Begin with the first line below and retype each line exactly through the line containing "5.9, 4.5, 0.0]". Any pictures are to be left out.

══ Available data

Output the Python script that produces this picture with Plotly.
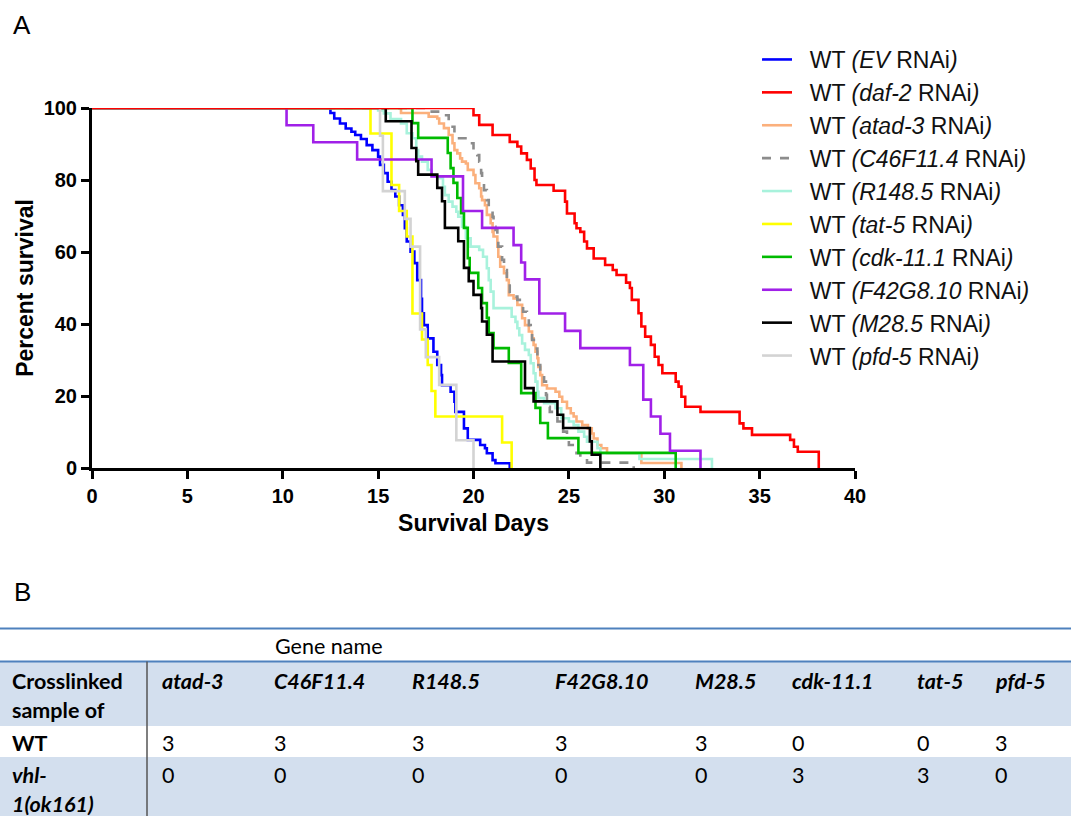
import plotly.graph_objects as go

# ---------------- Survival data (days, percent surviving after each step) ----------------
ev_days = [12.5, 12.7, 13.0, 13.3, 13.6, 13.8, 14.1, 14.4, 14.7, 15.0, 15.1, 15.3, 15.5, 15.7, 15.9,
           16.1, 16.3, 16.4, 16.5, 16.7, 16.9, 17.05, 17.25, 17.3, 17.4, 17.6, 17.9, 18.1, 18.3, 18.35,
           18.8, 19.0, 19.05, 19.5, 19.7, 20.35, 20.6, 20.7, 21.0, 21.15, 21.9]
ev_pct = [98.6, 97.1, 95.7, 94.3, 93.4, 92.5, 91.4, 89.7, 88.3, 86.5, 84.2, 81.9, 79.5, 77.2, 75.4,
          73.0, 70.3, 66.6, 62.9, 60.1, 56.9, 52.2, 47.0, 43.0, 39.7, 36.0, 32.3, 28.6, 25.8, 23.0,
          21.2, 18.4, 15.6, 11.0, 7.8, 6.4, 5.5, 4.1, 2.2, 1.3, 0.0]

daf2_days = [20.0, 20.3, 21.0, 21.9, 22.3, 22.5, 22.8, 23.0, 23.2, 23.3, 24.2, 24.8, 24.9, 25.3, 25.4,
             25.6, 25.8, 25.95, 26.3, 26.9, 27.3, 27.5, 28.0, 28.2, 28.3, 28.65, 28.8, 29.0, 29.3, 29.5,
             29.7, 29.9, 30.6, 30.75, 30.9, 31.1, 31.9, 33.95, 34.15, 34.6, 36.6, 36.8, 37.0, 38.1]
daf2_pct = [98.0, 95.3, 92.5, 90.6, 89.3, 87.4, 85.6, 83.2, 80.0, 78.6, 77.0, 74.0, 70.7, 68.0, 66.6,
            65.6, 62.9, 61.0, 58.2, 56.4, 55.0, 53.6, 51.5, 50.0, 46.7, 43.0, 39.3, 36.5, 34.2, 30.9,
            28.6, 26.3, 24.0, 22.6, 19.8, 17.0, 15.6, 12.4, 11.0, 9.2, 7.8, 5.9, 4.5, 0.0]

atad3_days = [16.2, 17.65, 18.1, 18.2, 18.45, 18.7, 18.9, 19.0, 19.15, 19.3, 19.4, 19.6, 19.7, 20.0,
              20.1, 20.3, 20.4, 20.45, 20.6, 20.7, 20.9, 21.0, 21.05, 21.25, 21.3, 21.4, 21.6, 21.75,
              21.85, 22.1, 22.3, 22.55, 22.7, 22.9, 23.07, 23.15, 23.25, 23.35, 23.4, 23.5, 23.6, 23.85,
              24.3, 24.5, 24.65, 24.9, 25.1, 25.25, 25.4, 25.7, 26.0, 26.2, 26.3, 26.5, 26.7, 27.0,
              28.8, 30.9]
atad3_pct = [98.6, 97.6, 97.1, 95.7, 94.4, 92.5, 90.2, 88.3, 87.4, 86.0, 85.1, 84.6, 82.8, 81.4,
             79.1, 77.7, 75.4, 74.4, 73.0, 70.3, 68.0, 65.6, 64.3, 61.5, 58.7, 55.9, 54.1, 52.2,
             48.0, 47.1, 45.3, 41.6, 39.7, 37.9, 36.0, 34.2, 32.3, 30.5, 28.1, 25.8, 23.0, 22.1,
             21.2, 19.8, 18.4, 16.6, 15.2, 14.3, 12.9, 11.9, 11.0, 9.6, 8.2, 6.4, 5.5, 4.1,
             1.4, 0.0]

c46_days = [17.6, 18.35, 18.7, 18.8, 19.0, 19.15, 19.85, 20.0, 20.2, 20.3, 20.4, 20.45, 20.55, 20.7,
            20.8, 21.0, 21.05, 21.15, 21.25, 21.3, 21.5, 21.6, 21.75, 21.9, 22.3, 22.55, 22.6, 22.8,
            22.9, 23.0, 23.07, 23.25, 23.35, 23.4, 23.5, 23.7, 23.8, 23.85, 23.95, 24.0, 24.2, 24.4,
            24.55, 24.7, 24.9, 25.0, 25.4, 25.6, 25.95, 28.4]
c46_pct = [99.0, 98.0, 96.4, 94.8, 93.0, 91.6, 90.2, 88.3, 86.9, 85.1, 81.9, 79.5, 77.2, 74.4,
           72.6, 69.8, 67.0, 66.1, 63.3, 61.5, 57.8, 55.0, 52.2, 47.6, 46.7, 45.3, 43.4, 41.6,
           39.7, 37.4, 35.6, 33.2, 30.9, 28.6, 26.8, 24.0, 20.3, 18.4, 17.0, 15.6, 14.3, 12.9,
           11.5, 10.1, 8.2, 6.4, 4.1, 2.7, 1.5, 0.0]

r148_days = [15.0, 15.3, 15.65, 16.2, 16.5, 16.8, 17.0, 17.1, 17.3, 17.6, 17.8, 18.1, 18.4, 18.5,
             18.7, 18.9, 19.1, 19.2, 19.4, 19.6, 19.85, 20.3, 20.5, 20.7, 20.8, 20.9, 21.05, 22.0,
             22.2, 22.3, 22.4, 22.55, 22.7, 22.9, 23.0, 23.15, 23.25, 23.35, 23.4, 23.7, 24.3, 24.6,
             25.0, 25.25, 25.5, 25.8, 25.95, 26.5, 26.65, 28.7, 32.5]
r148_pct = [99.3, 98.5, 96.9, 95.7, 93.0, 91.6, 88.3, 86.5, 85.1, 82.8, 81.4, 80.5, 78.1, 75.8,
            74.0, 72.6, 71.2, 69.8, 67.0, 63.8, 61.5, 60.6, 58.7, 55.5, 52.2, 49.0, 44.4, 42.0,
            40.6, 38.8, 36.9, 34.6, 32.8, 31.4, 29.1, 26.3, 24.0, 21.2, 19.4, 18.0, 16.6, 13.8,
            12.9, 11.9, 10.1, 8.7, 7.3, 5.5, 4.1, 2.5, 0.0]

tat5_days = [14.6, 15.7, 16.1, 16.5, 16.8, 17.3, 17.6, 17.8, 18.0, 21.5, 22.0]
tat5_pct = [92.9, 78.6, 71.4, 64.3, 42.9, 35.7, 28.6, 21.4, 14.3, 7.1, 0.0]

cdk11_days = [16.8, 17.1, 18.65, 18.8, 18.95, 19.15, 19.35, 19.5, 19.7, 19.8, 20.25, 20.45, 20.7,
              20.8, 21.05, 21.85, 22.5, 23.25, 23.5, 23.9, 25.5, 30.6]
cdk11_pct = [95.8, 91.7, 87.5, 83.3, 79.2, 75.0, 70.8, 66.7, 58.3, 54.2, 50.0, 45.8, 41.7,
             37.5, 33.3, 29.2, 20.8, 16.7, 12.5, 8.3, 4.2, 0.0]

f42_days = [10.2, 11.6, 13.9, 17.8, 19.45, 20.45, 22.1, 22.5, 22.7, 23.45, 24.8, 25.6, 28.2, 28.9,
            29.3, 29.8, 30.3, 31.9]
f42_pct = [95.2, 90.5, 85.7, 81.0, 71.4, 66.7, 61.9, 57.1, 52.4, 42.9, 38.1, 33.3, 28.6, 19.0,
           14.3, 9.5, 4.8, 0.0]

m28_days = [15.4, 16.75, 17.0, 17.1, 18.1, 18.35, 18.5, 19.2, 19.5, 19.75, 20.0, 20.4, 20.45, 20.7,
            21.0, 22.7, 23.15, 24.4, 24.7, 26.1, 26.2, 26.65]
m28_pct = [96.3, 88.9, 85.2, 81.5, 77.8, 74.1, 66.7, 63.0, 55.6, 51.9, 48.1, 44.4, 40.7, 37.0,
           29.6, 22.2, 18.5, 14.8, 11.1, 7.4, 3.7, 0.0]

pfd5_days = [15.1, 15.25, 16.4, 16.7, 17.2, 17.5, 18.2, 19.1, 20.0]
pfd5_pct = [92.3, 76.9, 69.2, 61.5, 38.5, 30.8, 23.1, 7.7, 0.0]

series_names = ["EV", "daf-2", "atad-3", "C46F11.4", "R148.5", "tat-5", "cdk-11.1", "F42G8.10",
                "M28.5", "pfd-5"]
series_days = [ev_days, daf2_days, atad3_days, c46_days, r148_days, tat5_days, cdk11_days, f42_days,
               m28_days, pfd5_days]
series_pct = [ev_pct, daf2_pct, atad3_pct, c46_pct, r148_pct, tat5_pct, cdk11_pct, f42_pct,
              m28_pct, pfd5_pct]
series_colors = ["#0000FF", "#FF0000", "#FBB07C", "#8C8C8C", "#A8F2DC", "#FFFF00", "#00BB00",
                 "#A020E8", "#000000", "#D3D3D3"]

# ---------------- Table data ----------------
gene_cols = ["atad-3", "C46F11.4", "R148.5", "F42G8.10", "M28.5", "cdk-11.1", "tat-5", "pfd-5"]
wt_counts = [3, 3, 3, 3, 3, 0, 0, 3]
vhl_counts = [0, 0, 0, 0, 0, 3, 3, 0]

# ---------------- Page geometry ----------------
W, H = 1071, 816
PL, PR, PT, PB = 92, 855, 108, 468   # plot area in pixels


def fx(px):
    return (px - PL) / (PR - PL)


def fy(py):
    return (PB - py) / (PB - PT)


AX_FONT = "Liberation Sans, Arial, sans-serif"
TB_FONT = "Lato, Open Sans, sans-serif"

fig = go.Figure()

# draw order: daf-2 last so its 100 % line sits on top
draw_order = [0, 2, 3, 4, 5, 6, 7, 8, 9, 1]
for i in draw_order:
    name = series_names[i]
    fig.add_trace(go.Scatter(
        x=[0] + series_days[i],
        y=[100] + series_pct[i],
        mode="lines",
        line=dict(color=series_colors[i], width=2.6, shape="hv",
                  dash="dash" if name == "C46F11.4" else "solid"),
        name=f"&nbsp;&nbsp;WT <i>({name}</i> RNAi<i>)</i>",
        legendrank=i + 1,
    ))

fig.update_layout(
    width=W, height=H,
    margin=dict(l=PL, r=W - PR, t=PT, b=H - PB, pad=0),
    paper_bgcolor="white", plot_bgcolor="white",
    showlegend=True,
    legend=dict(x=fx(757), y=fy(38), xanchor="left", yanchor="top",
                font=dict(family=AX_FONT, size=23, color="#111"),
                bgcolor="rgba(0,0,0,0)", borderwidth=0, tracegroupgap=0),
    xaxis=dict(range=[0, 40], tickmode="array", tickvals=list(range(0, 41, 5)),
               showline=True, linewidth=3, linecolor="black", mirror=False,
               ticks="outside", ticklen=8, tickwidth=3, tickcolor="black",
               showgrid=False, zeroline=False,
               tickfont=dict(family=AX_FONT, size=20, color="black", weight="bold"),
               title=dict(text="Survival Days", standoff=9,
                          font=dict(family=AX_FONT, size=23, color="black", weight="bold"))),
    yaxis=dict(range=[0, 100], tickmode="array", tickvals=list(range(0, 101, 20)),
               showline=True, linewidth=3, linecolor="black",
               ticks="outside", ticklen=8, tickwidth=3, tickcolor="black",
               showgrid=False, zeroline=False,
               tickfont=dict(family=AX_FONT, size=20, color="black", weight="bold"),
               title=dict(text="Percent survival", standoff=4,
                          font=dict(family=AX_FONT, size=23, color="black", weight="bold"))),
)

annotations = []
shapes = []

# panel letters
for letter, ly in [("A", 25), ("B", 592)]:
    annotations.append(dict(text=letter, x=fx(22), y=fy(ly), xref="paper", yref="paper",
                            xanchor="center", yanchor="middle", showarrow=False,
                            font=dict(family=AX_FONT, size=26, color="black")))

# ---------------- Table (panel B) ----------------
SHADE = "#D3DFEE"
RULE = "#4F81BD"
for y0, y1 in [(661.5, 726), (757, 816)]:
    shapes.append(dict(type="rect", xref="paper", yref="paper", x0=fx(0), x1=fx(W),
                       y0=fy(y1), y1=fy(y0), fillcolor=SHADE, line=dict(width=0), layer="below"))
for yy in [628.5, 661.5]:
    shapes.append(dict(type="line", xref="paper", yref="paper", x0=fx(0), x1=fx(W),
                       y0=fy(yy), y1=fy(yy), line=dict(color=RULE, width=2)))
shapes.append(dict(type="line", xref="paper", yref="paper", x0=fx(147), x1=fx(147),
                   y0=fy(661.5), y1=fy(816), line=dict(color="#555555", width=1.5)))

col_x = [160, 272, 410, 553, 693, 790, 915, 993]


def tb_text(txt, px, py, size=21.5, bold=False, italic=False):
    t = txt
    if bold:
        t = f"<b>{t}</b>"
    if italic:
        t = f"<i>{t}</i>"
    annotations.append(dict(text=t, x=fx(px), y=fy(py), xref="paper", yref="paper",
                            xanchor="left", yanchor="middle", showarrow=False,
                            font=dict(family=TB_FONT, size=size, color="black")))


tb_text("Gene name", 273, 646)
tb_text("Crosslinked", 10, 681, bold=True)
tb_text("sample of", 10, 710, bold=True)
tb_text("WT", 10, 743, bold=True)
tb_text("vhl-", 10, 775, bold=True, italic=True)
tb_text("1(ok161)", 10, 804, bold=True, italic=True)
for g, cx, a, b in zip(gene_cols, col_x, wt_counts, vhl_counts):
    tb_text(g, cx, 681, bold=True, italic=True)
    tb_text(str(a), cx, 743)
    tb_text(str(b), cx, 775)

fig.update_layout(annotations=annotations, shapes=shapes)
fig.write_html("out.html")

════

● Correct output:
Output the Python script that produces this picture with Plotly.
import plotly.graph_objects as go

# ---------------- Survival data (days, percent surviving after each step) ----------------
ev_days = [12.5, 12.7, 13.0, 13.3, 13.6, 13.8, 14.1, 14.4, 14.7, 15.0, 15.1, 15.3, 15.5, 15.7, 15.9,
           16.1, 16.3, 16.4, 16.5, 16.7, 16.9, 17.05, 17.25, 17.3, 17.4, 17.6, 17.9, 18.1, 18.3, 18.35,
           18.8, 19.0, 19.05, 19.5, 19.7, 20.35, 20.6, 20.7, 21.0, 21.15, 21.9]
ev_pct = [98.6, 97.1, 95.7, 94.3, 93.4, 92.5, 91.4, 89.7, 88.3, 86.5, 84.2, 81.9, 79.5, 77.2, 75.4,
          73.0, 70.3, 66.6, 62.9, 60.1, 56.9, 52.2, 47.0, 43.0, 39.7, 36.0, 32.3, 28.6, 25.8, 23.0,
          21.2, 18.4, 15.6, 11.0, 7.8, 6.4, 5.5, 4.1, 2.2, 1.3, 0.0]

daf2_days = [20.0, 20.3, 21.0, 21.9, 22.3, 22.5, 22.8, 23.0, 23.2, 23.3, 24.2, 24.8, 24.9, 25.3, 25.4,
             25.6, 25.8, 25.95, 26.3, 26.9, 27.3, 27.5, 28.0, 28.2, 28.3, 28.65, 28.8, 29.0, 29.3, 29.5,
             29.7, 29.9, 30.6, 30.75, 30.9, 31.1, 31.9, 33.95, 34.15, 34.6, 36.6, 36.8, 37.0, 38.1]
daf2_pct = [98.0, 95.3, 92.5, 90.6, 89.3, 87.4, 85.6, 83.2, 80.0, 78.6, 77.0, 74.0, 70.7, 68.0, 66.6,
            65.6, 62.9, 61.0, 58.2, 56.4, 55.0, 53.6, 51.5, 50.0, 46.7, 43.0, 39.3, 36.5, 34.2, 30.9,
            28.6, 26.3, 24.0, 22.6, 19.8, 17.0, 15.6, 12.4, 11.0, 9.2, 7.8, 5.9, 4.5, 0.0]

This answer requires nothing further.